### Material supplied

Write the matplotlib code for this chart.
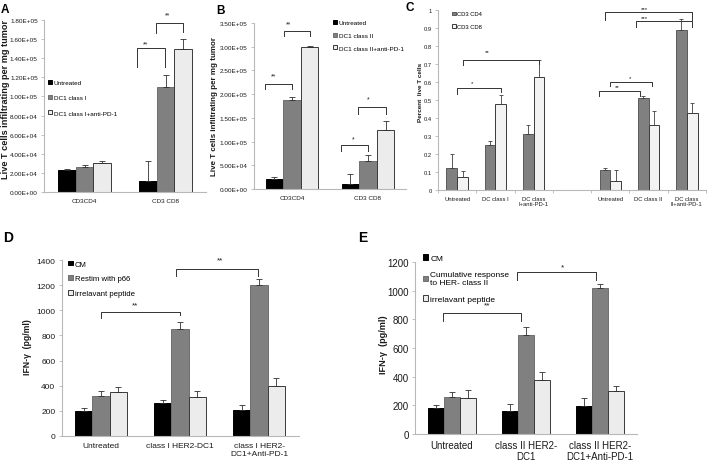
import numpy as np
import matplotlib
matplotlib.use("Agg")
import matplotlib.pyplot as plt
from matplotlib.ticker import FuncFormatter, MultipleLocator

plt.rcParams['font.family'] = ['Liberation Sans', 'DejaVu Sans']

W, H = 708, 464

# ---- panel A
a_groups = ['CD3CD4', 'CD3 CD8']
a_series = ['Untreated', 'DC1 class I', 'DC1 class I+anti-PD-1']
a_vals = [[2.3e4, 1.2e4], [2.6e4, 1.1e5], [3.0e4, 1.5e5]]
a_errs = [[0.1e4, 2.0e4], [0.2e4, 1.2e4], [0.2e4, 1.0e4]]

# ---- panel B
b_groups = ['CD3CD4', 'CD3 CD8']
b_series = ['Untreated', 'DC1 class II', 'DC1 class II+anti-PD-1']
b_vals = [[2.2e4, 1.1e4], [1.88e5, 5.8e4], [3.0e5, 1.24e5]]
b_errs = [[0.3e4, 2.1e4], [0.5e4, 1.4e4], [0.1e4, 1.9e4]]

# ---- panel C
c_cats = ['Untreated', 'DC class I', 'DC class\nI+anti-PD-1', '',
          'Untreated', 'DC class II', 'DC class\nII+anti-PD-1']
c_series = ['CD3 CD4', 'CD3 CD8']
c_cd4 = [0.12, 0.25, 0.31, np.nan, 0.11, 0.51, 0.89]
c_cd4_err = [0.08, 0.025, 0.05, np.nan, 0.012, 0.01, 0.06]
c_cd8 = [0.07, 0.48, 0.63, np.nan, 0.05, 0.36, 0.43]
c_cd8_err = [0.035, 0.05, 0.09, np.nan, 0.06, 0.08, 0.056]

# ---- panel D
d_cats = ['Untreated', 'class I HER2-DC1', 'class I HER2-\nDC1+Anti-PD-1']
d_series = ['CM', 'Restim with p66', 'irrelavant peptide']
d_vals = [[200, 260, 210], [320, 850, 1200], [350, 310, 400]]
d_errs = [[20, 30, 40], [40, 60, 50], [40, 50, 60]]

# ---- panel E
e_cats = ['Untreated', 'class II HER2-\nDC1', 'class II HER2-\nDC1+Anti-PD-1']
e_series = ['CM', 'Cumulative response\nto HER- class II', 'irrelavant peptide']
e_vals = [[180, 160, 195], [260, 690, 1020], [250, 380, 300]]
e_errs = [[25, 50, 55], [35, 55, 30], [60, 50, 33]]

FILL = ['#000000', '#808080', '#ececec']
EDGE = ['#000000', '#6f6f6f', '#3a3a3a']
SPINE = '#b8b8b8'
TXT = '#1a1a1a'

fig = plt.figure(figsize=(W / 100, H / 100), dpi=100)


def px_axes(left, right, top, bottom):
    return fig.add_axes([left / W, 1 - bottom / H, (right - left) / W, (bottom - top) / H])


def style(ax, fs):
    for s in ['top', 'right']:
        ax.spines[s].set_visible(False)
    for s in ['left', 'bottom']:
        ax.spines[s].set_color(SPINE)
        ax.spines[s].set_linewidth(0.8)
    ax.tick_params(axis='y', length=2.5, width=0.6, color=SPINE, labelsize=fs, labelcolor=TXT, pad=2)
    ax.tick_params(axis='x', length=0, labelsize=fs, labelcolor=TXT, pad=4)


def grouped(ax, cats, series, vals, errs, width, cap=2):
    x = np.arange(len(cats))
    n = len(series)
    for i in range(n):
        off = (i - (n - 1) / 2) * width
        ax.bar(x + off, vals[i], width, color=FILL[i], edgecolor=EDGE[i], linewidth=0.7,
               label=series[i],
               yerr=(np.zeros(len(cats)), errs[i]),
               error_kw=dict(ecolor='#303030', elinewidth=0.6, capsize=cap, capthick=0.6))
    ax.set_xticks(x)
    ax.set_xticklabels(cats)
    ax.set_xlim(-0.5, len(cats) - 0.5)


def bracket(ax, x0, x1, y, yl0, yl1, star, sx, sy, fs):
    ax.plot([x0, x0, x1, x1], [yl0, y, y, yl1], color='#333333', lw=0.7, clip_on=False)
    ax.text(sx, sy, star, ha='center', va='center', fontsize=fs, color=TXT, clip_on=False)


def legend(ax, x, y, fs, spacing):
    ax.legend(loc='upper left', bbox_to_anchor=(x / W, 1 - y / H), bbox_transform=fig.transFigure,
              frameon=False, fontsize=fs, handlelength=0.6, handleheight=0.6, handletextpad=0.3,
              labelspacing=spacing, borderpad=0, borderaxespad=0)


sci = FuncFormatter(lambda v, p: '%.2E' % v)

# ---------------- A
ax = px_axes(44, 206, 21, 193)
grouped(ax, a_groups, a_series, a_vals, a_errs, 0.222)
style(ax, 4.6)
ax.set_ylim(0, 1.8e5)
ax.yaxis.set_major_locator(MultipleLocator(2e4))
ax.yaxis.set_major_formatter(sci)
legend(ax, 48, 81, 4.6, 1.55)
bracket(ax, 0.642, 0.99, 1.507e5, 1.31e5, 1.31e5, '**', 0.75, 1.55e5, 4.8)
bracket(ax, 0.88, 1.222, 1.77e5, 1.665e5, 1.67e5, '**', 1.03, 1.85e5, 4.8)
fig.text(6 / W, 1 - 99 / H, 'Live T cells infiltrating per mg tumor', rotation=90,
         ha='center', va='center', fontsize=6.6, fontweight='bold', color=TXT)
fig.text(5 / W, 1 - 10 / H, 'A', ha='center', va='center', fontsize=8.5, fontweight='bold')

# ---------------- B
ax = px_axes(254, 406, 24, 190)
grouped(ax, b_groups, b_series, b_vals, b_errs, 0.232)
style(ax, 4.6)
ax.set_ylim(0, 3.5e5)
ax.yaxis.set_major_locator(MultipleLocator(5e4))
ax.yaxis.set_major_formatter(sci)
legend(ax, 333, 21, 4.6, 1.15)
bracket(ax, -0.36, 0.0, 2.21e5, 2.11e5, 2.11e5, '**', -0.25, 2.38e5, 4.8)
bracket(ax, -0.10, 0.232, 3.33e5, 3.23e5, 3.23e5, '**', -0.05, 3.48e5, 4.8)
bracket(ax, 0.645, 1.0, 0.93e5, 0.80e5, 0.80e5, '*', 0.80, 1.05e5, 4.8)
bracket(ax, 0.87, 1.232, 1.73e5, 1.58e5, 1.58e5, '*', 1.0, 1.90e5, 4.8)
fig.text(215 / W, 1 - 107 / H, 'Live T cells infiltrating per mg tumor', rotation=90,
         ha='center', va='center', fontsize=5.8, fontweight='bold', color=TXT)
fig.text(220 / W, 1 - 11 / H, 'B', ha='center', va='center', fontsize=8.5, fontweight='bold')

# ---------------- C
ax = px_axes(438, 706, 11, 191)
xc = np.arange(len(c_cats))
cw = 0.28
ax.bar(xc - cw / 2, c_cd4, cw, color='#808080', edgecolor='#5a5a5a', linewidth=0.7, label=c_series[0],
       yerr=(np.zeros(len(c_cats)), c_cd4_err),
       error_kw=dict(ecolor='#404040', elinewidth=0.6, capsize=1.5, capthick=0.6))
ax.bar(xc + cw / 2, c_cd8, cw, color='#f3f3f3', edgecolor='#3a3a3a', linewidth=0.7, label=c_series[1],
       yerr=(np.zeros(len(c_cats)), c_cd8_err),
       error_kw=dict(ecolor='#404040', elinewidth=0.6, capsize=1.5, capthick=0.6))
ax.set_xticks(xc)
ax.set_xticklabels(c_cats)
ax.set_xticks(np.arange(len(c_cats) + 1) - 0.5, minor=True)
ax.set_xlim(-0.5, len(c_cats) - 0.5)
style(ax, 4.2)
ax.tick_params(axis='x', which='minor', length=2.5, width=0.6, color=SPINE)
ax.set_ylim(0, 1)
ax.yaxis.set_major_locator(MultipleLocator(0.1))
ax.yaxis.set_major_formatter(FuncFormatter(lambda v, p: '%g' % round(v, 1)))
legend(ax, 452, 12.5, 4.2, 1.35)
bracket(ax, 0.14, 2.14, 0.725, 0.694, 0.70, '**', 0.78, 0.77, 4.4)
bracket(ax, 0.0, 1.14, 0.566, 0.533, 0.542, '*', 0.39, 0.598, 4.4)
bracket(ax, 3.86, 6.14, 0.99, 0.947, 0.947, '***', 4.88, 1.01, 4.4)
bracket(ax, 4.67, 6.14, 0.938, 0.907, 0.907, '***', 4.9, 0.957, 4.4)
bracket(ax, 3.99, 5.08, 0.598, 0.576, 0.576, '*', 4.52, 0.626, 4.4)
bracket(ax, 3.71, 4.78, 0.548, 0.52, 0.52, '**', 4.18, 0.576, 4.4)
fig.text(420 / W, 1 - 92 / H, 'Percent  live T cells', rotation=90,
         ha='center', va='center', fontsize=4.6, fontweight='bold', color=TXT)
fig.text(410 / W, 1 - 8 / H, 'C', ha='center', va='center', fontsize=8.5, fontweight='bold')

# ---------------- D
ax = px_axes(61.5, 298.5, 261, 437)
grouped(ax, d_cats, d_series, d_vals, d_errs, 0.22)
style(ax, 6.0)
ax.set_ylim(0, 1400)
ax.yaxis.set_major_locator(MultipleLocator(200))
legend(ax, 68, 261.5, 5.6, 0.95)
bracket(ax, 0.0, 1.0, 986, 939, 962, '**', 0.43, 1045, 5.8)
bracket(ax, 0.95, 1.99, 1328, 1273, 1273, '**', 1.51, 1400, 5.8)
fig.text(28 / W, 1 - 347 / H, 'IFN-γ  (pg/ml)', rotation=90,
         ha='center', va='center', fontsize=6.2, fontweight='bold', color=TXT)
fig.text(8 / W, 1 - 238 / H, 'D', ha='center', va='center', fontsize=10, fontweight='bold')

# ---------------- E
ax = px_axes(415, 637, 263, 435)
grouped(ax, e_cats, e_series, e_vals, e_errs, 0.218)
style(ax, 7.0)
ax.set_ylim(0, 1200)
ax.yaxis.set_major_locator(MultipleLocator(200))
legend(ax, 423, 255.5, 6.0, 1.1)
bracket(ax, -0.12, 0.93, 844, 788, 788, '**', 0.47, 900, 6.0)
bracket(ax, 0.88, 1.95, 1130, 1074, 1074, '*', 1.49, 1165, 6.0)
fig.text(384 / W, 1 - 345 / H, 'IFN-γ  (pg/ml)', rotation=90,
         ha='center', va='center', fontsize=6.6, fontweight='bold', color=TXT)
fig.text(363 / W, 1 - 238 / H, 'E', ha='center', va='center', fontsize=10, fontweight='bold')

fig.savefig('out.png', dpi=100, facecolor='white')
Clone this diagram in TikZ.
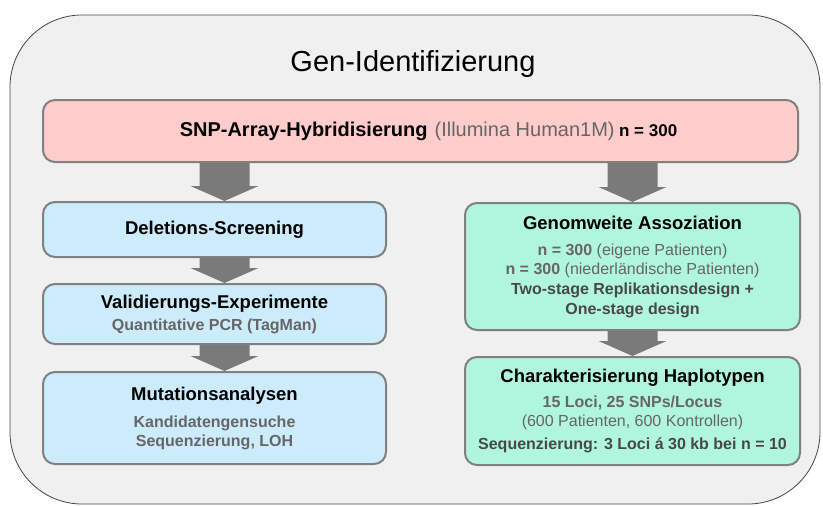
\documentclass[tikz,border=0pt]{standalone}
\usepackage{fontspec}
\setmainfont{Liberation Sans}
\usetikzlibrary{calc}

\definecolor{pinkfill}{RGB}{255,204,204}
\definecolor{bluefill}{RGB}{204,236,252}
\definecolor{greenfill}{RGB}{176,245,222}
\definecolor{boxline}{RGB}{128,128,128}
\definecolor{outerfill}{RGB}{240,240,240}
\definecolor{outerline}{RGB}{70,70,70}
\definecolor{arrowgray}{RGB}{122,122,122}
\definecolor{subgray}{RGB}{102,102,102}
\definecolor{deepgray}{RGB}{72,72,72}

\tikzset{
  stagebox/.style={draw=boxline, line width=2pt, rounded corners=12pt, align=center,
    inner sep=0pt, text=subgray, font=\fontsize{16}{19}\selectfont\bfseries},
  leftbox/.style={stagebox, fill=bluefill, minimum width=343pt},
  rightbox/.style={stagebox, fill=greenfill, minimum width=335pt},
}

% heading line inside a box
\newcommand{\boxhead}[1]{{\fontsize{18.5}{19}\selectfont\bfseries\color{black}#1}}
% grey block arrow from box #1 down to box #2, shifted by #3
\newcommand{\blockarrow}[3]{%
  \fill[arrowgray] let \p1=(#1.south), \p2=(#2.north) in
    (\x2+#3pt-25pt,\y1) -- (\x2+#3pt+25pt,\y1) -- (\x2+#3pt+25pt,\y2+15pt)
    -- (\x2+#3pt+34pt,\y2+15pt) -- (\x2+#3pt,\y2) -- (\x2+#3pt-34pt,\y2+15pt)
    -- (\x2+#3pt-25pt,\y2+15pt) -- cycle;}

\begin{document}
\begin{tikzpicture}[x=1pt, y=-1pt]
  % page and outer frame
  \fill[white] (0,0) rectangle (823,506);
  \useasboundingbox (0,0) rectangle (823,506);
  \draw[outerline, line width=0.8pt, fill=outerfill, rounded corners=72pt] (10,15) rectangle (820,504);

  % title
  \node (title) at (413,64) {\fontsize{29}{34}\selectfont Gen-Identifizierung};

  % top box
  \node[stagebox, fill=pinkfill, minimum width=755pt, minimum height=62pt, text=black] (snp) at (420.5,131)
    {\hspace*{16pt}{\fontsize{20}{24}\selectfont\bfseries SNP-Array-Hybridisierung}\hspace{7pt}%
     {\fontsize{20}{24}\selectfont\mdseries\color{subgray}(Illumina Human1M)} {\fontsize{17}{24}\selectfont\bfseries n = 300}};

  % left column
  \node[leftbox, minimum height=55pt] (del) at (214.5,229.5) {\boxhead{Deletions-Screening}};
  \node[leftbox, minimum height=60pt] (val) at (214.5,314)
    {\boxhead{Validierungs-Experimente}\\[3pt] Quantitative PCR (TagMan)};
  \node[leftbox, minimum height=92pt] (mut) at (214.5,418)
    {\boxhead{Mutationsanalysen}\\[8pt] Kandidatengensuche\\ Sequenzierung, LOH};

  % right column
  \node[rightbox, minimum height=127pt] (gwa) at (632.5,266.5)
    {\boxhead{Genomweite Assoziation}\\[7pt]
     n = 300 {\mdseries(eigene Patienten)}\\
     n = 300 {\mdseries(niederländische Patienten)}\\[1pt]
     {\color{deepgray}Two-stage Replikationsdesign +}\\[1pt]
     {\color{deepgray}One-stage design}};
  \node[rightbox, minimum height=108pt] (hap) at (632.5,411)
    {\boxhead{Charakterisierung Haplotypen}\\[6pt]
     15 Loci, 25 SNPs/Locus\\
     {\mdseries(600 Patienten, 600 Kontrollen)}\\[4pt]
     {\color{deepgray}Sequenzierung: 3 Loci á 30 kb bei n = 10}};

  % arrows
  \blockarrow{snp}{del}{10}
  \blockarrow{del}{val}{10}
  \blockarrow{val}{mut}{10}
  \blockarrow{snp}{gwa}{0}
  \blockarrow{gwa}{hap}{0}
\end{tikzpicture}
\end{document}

######

= To do =
From the entries above, select each line containing the string "matplotlib".

= Result for this exercise =
Write the matplotlib code for this chart.
import matplotlib
matplotlib.use("Agg")
import matplotlib.pyplot as plt
from matplotlib.ticker import FuncFormatter, MultipleLocator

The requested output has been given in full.